As I was reading G. Strang's Calculus book, I came across an example problem I couldn't understand. The topic is the First Fundamental Theorem of Calculus. The form proposed for the theorem is (Picture): $$F( x) \ =\ \int ^{x}_{a} f( t) dt\\$$ After proving this, there is an example problem. $$Let\ F( x) \ =\ \int ^{\sqrt{x}}_{1} \sin(t)dt. Find\ F'( t)$$Book solves the question by (Picture) $$u(x) = \sqrt{x}\ then\ F(x) = \int ^{u(x)}_{1}\sin(t)dt\\F'( x) \ = \sin( u( x))\frac{du}{dx}\\ =\sin( u( x)) \cdot \left(\frac{1}{2} x^{-\frac{1}{2}}\right)\\ =\frac{\sin\sqrt{x}}{2\sqrt{x}} \cdot \\$$My question is that, in it's original form, there is an $x$ in the upper limit of the integral. When we substitute it with $u(x)$, shouldn't we change $F(x)$ with $F(u(x))$ also?
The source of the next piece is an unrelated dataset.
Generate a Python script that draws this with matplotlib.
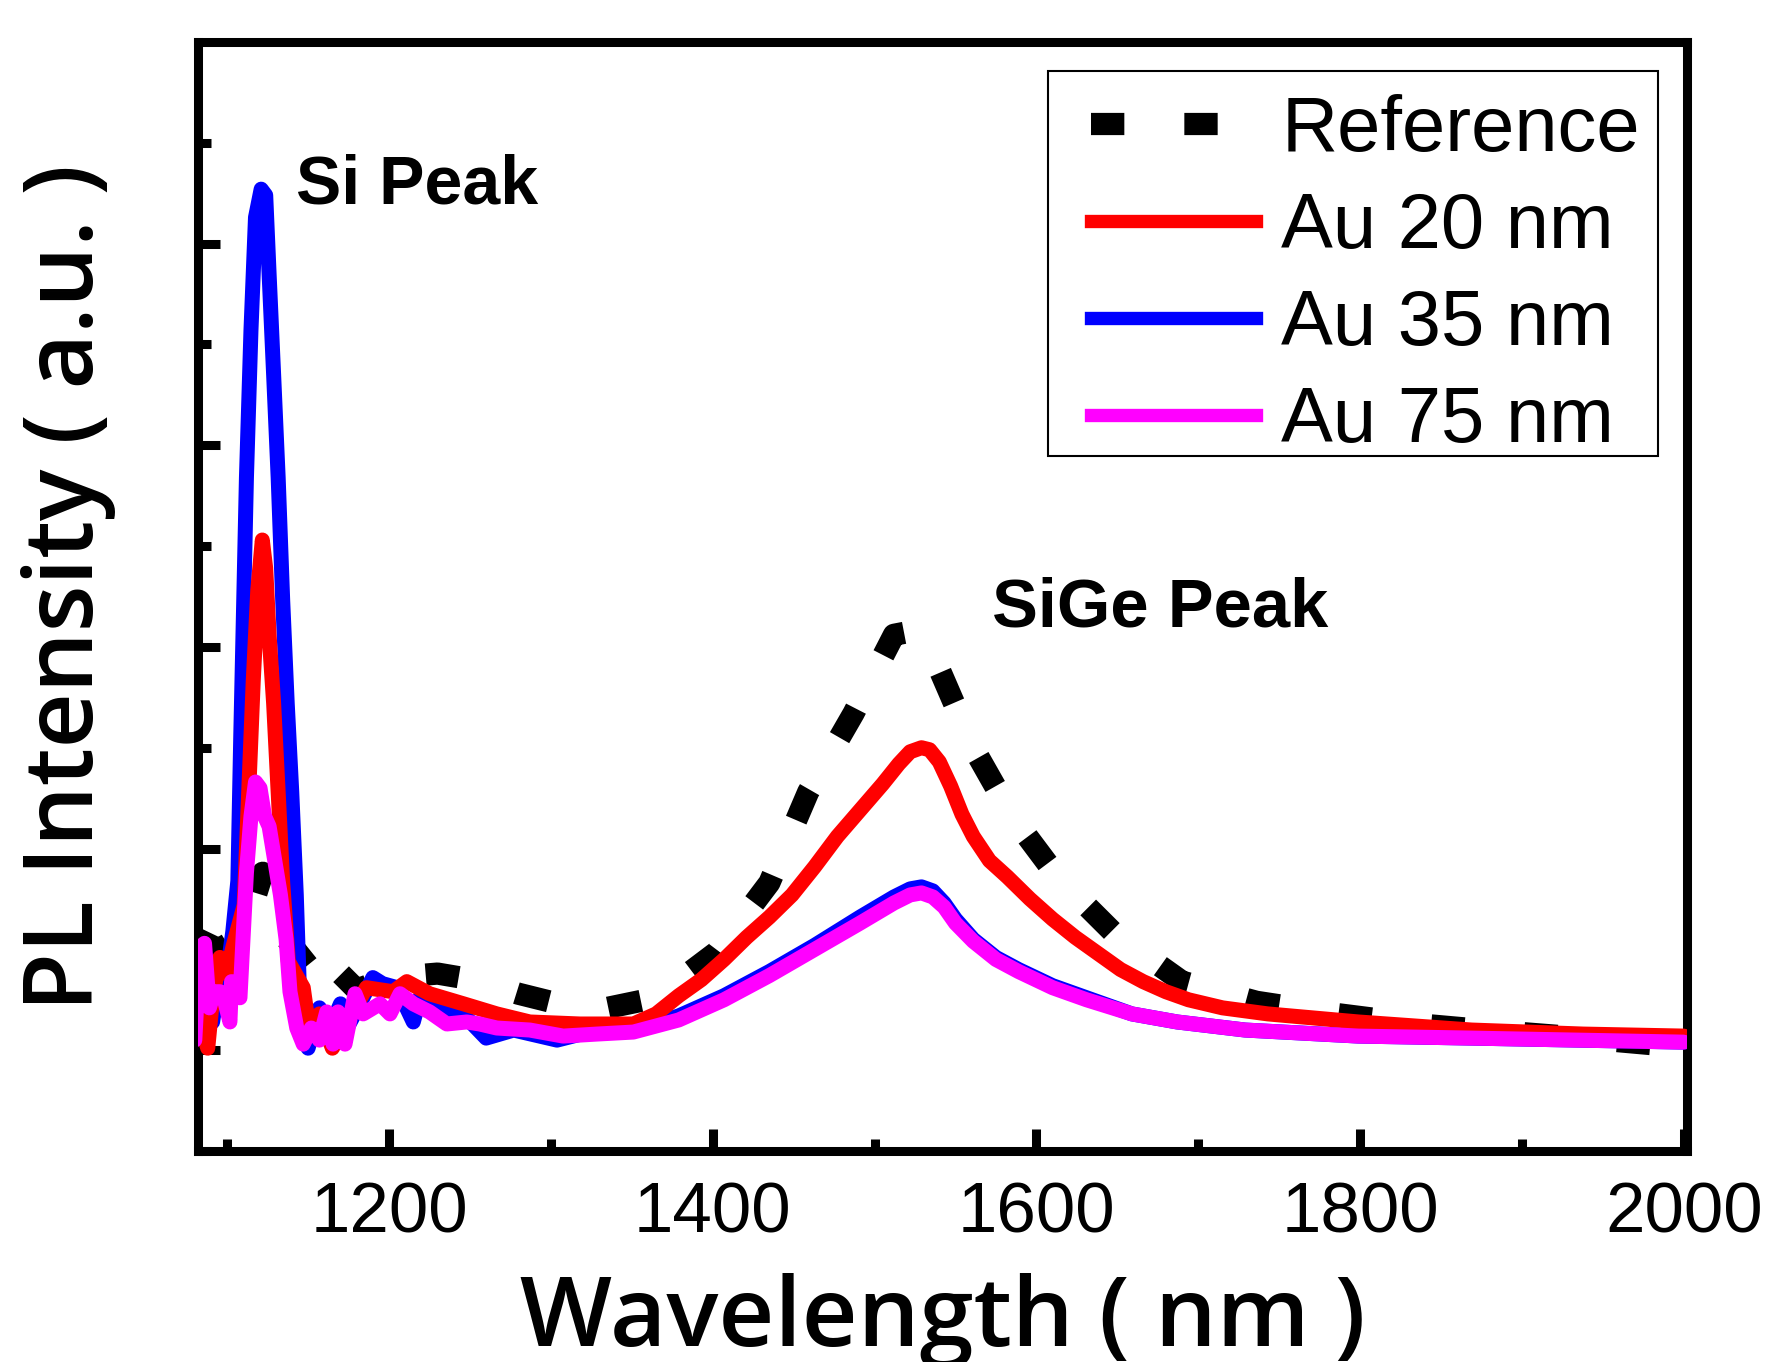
import numpy as np
import matplotlib.pyplot as plt
from matplotlib.lines import Line2D
from matplotlib.patches import Rectangle

# Reference (dashed black)
ref_wl = [1082, 1095, 1105, 1115, 1122, 1130, 1140, 1150, 1156, 1165, 1180, 1200, 1230,
          1252, 1280, 1305, 1335, 1365, 1403, 1435, 1459, 1487, 1512, 1525, 1540, 1561,
          1585, 1613, 1648, 1690, 1736, 1785, 1834, 1876, 1924, 1980, 2000]
ref_int = [0.55, 0.50, 0.55, 0.70, 0.88, 0.62, 0.52, 0.42, 0.32, 0.42, 0.30, 0.36, 0.38,
           0.35, 0.28, 0.23, 0.21, 0.26, 0.49, 0.83, 1.28, 1.67, 2.06, 2.08, 1.89, 1.50,
           1.16, 0.86, 0.58, 0.34, 0.24, 0.18, 0.13, 0.10, 0.07, 0.03, 0.02]

# Au 20 nm (red)
au20_wl = [1080, 1088, 1091, 1095.5, 1099.6, 1103.5, 1110.5, 1113.3, 1116.1, 1118.9, 1121.7,
           1123.8, 1125.9, 1128.7, 1131.5, 1134.3, 1137.8, 1147, 1151, 1157, 1165, 1174,
           1186, 1202.5, 1211, 1225, 1246, 1266.6, 1287, 1318, 1351, 1365, 1379, 1393,
           1407, 1421, 1435, 1449, 1463, 1477, 1491, 1505, 1515, 1522, 1529, 1534, 1540,
           1547, 1554, 1561, 1571, 1582, 1596, 1610, 1624, 1638, 1652, 1666, 1680, 1694,
           1715, 1743, 1799, 1869, 1938, 2000]
au20_int = [0.21, 0.01, 0.26, 0.46, 0.38, 0.51, 0.72, 1.28, 1.83, 2.28, 2.53,
            2.39, 2.06, 1.72, 1.28, 0.83, 0.44, 0.31, 0.08, 0.18, 0.01, 0.14,
            0.31, 0.29, 0.34, 0.28, 0.23, 0.18, 0.14, 0.13, 0.13, 0.18, 0.27, 0.35,
            0.45, 0.56, 0.66, 0.77, 0.91, 1.06, 1.19, 1.32, 1.42, 1.48, 1.50, 1.49, 1.43,
            1.31, 1.17, 1.06, 0.94, 0.86, 0.75, 0.65, 0.56, 0.48, 0.40, 0.34, 0.29, 0.25,
            0.21, 0.18, 0.14, 0.10, 0.08, 0.07]

# Au 35 nm (blue)
au35_wl = [1080, 1085, 1091, 1095.5, 1099.6, 1103.5, 1106.6, 1108.4, 1111.9, 1114.7, 1117.5,
           1121, 1123.8, 1125.9, 1128.7, 1131.5, 1134.3, 1137.1, 1139.9, 1142.7, 1145,
           1150, 1157, 1162, 1170, 1174, 1182, 1190, 1196, 1205, 1215, 1219, 1235.7,
           1248, 1260, 1277, 1303.8, 1328.4, 1351, 1379, 1407, 1435, 1463, 1491, 1512,
           1522, 1529, 1536, 1543, 1550, 1561, 1575, 1589, 1610, 1631, 1659, 1687, 1729,
           1799, 1869, 2000]
au35_int = [0.14, 0.43, 0.14, 0.38, 0.36, 0.59, 0.84, 1.56, 2.84, 3.57, 4.13,
            4.27, 4.24, 3.85, 3.35, 2.84, 2.23, 1.72, 1.28, 0.77, 0.21,
            0.01, 0.21, 0.08, 0.23, 0.11, 0.23, 0.36, 0.33, 0.31, 0.14, 0.26, 0.18,
            0.16, 0.06, 0.10, 0.05, 0.10, 0.10, 0.17, 0.27, 0.39, 0.52, 0.66, 0.76,
            0.80, 0.81, 0.79, 0.73, 0.65, 0.55, 0.46, 0.40, 0.32, 0.26, 0.18, 0.14, 0.10,
            0.07, 0.06, 0.04]

# Au 75 nm (magenta)
au75_wl = [1080, 1083, 1086, 1089, 1092, 1095.5, 1098.6, 1101.7, 1102.7, 1107.9, 1111.9,
           1114.7, 1117.5, 1120.3, 1123.1, 1125.9, 1129.4, 1132.9, 1136.4, 1138.8, 1143,
           1147, 1152, 1157, 1161.5, 1165.4, 1168.5, 1172.8, 1179, 1184, 1194.4, 1200.6,
           1206.8, 1215, 1225, 1235.7, 1248, 1256, 1266.6, 1287, 1307.6, 1328.4, 1351,
           1379, 1407, 1435, 1463, 1491, 1512, 1522, 1529, 1536, 1543, 1550, 1561, 1575,
           1589, 1610, 1631, 1659, 1687, 1729, 1799, 1869, 2000]
au75_int = [0.05, 0.51, 0.53, 0.21, 0.29, 0.29, 0.24, 0.14, 0.34, 0.26, 0.88,
            1.16, 1.33, 1.30, 1.16, 1.11, 0.94, 0.77, 0.55, 0.29, 0.11,
            0.03, 0.11, 0.05, 0.19, 0.03, 0.19, 0.03, 0.28, 0.18, 0.23, 0.18,
            0.28, 0.23, 0.19, 0.13, 0.14, 0.13, 0.11, 0.10, 0.07, 0.08, 0.09,
            0.15, 0.25, 0.37, 0.50, 0.63, 0.73, 0.77, 0.78, 0.76, 0.71, 0.63, 0.54, 0.45,
            0.39, 0.31, 0.25, 0.18, 0.14, 0.10, 0.07, 0.06, 0.04]

x_ticks = [1200, 1400, 1600, 1800, 2000]
labels = ['Reference', 'Au 20 nm', 'Au 35 nm', 'Au 75 nm']
colors = ['black', '#ff0000', '#0000ff', '#ff00ff']

fig = plt.figure(figsize=(17.73, 13.62), dpi=100)
ax = fig.add_axes([0.1117, 0.1549, 0.9515 - 0.1117, 0.9692 - 0.1549])

ref_style = dict(lw=16, linestyle=(0, (1.5, 2.7)), dash_capstyle='butt')
line_kw = dict(lw=10.8, solid_capstyle='round', solid_joinstyle='round')
ax.plot(ref_wl, ref_int, color=colors[0], **ref_style)
ax.plot(au35_wl, au35_int, color=colors[2], **line_kw, zorder=3)
ax.plot(au20_wl, au20_int, color=colors[1], **line_kw, zorder=4)
ax.plot(au75_wl, au75_int, color=colors[3], **line_kw, zorder=5)

ax.set_xlim(1082, 2002)
ax.set_ylim(-0.5, 5.0)
ax.set_xticks(x_ticks)
ax.set_xticks(np.arange(1100, 2000, 200), minor=True)
ax.set_yticks(np.arange(0, 5, 1))
ax.set_yticks(np.arange(-0.5, 5, 1), minor=True)
ax.set_yticklabels([])

for sp in ax.spines.values():
    sp.set_linewidth(6.5)
ax.tick_params(which='both', direction='in', top=False, right=False, width=6.5)
ax.tick_params(which='major', length=16)
ax.tick_params(which='minor', length=9)
ax.tick_params(axis='x', pad=22, labelsize=51)
for lab in ax.get_xticklabels():
    lab.set_fontfamily('Liberation Sans')

ax.set_xlabel('Wavelength ( nm )', fontsize=70, family='Open Sans', fontweight='semibold')
ax.set_ylabel('PL Intensity ( a.u. )', fontsize=69, family='Open Sans', fontweight='semibold')
ax.xaxis.set_label_coords(0.5, -0.11)
ax.yaxis.set_label_coords(-0.055, 0.508)

ax.text(1142.7, 4.20, 'Si Peak', fontsize=49, fontweight='bold', family='Liberation Sans',
        va='baseline')
ax.text(1572.7, 2.10, 'SiGe Peak', fontsize=49.5, fontweight='bold', family='Liberation Sans',
        va='baseline')

# legend: frame drawn separately so the side padding can differ from the top/bottom
handles = [Line2D([], [], color=colors[0], **ref_style)]
handles += [Line2D([], [], color=c, lw=9.6) for c in colors[1:]]
leg = ax.legend(handles, labels, loc='upper left', bbox_to_anchor=(0.600, 0.953),
                prop={'family': 'Liberation Sans', 'size': 56}, frameon=False,
                handlelength=2.12, handletextpad=0.32, labelspacing=0.31,
                borderpad=0, borderaxespad=0)
ax.add_patch(Rectangle((0.571, 0.6267), 0.9805 - 0.571, 0.974 - 0.6267,
                       transform=ax.transAxes, fill=False, edgecolor='black',
                       lw=1.5, zorder=6))

fig.savefig('out.png', dpi=100)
How does it stay unchanged?

Answer 1

Well, it’s exactly what you said, just write it in the following way: $F(x) = \int_1^{\sqrt{x}} \sin t \, dt =: G(\sqrt{x})$. Then by the Fundamental Theorem of Calculus, you get that $G’(\sqrt{x}) = \sin(\sqrt{x})$. At the same time, by the chain rule we get that $F’(x) = G’(\sqrt{x}) \frac{d \, \sqrt{x}}{d \, x} = \frac{\sin \sqrt{x}}{2 \sqrt{x}}.$ I hope this sheds some light on the issue. :)

Answer 2

Since $F(x)=\int_1^{\sqrt x}\sin t\,\mathrm dt$, $F\bigl(u(x)\bigr)=\int_1^{\sqrt{\sqrt x}}\sin t\,\mathrm dt$. But that's not the function that you want to differentiate. Instead, it's $F(x)$.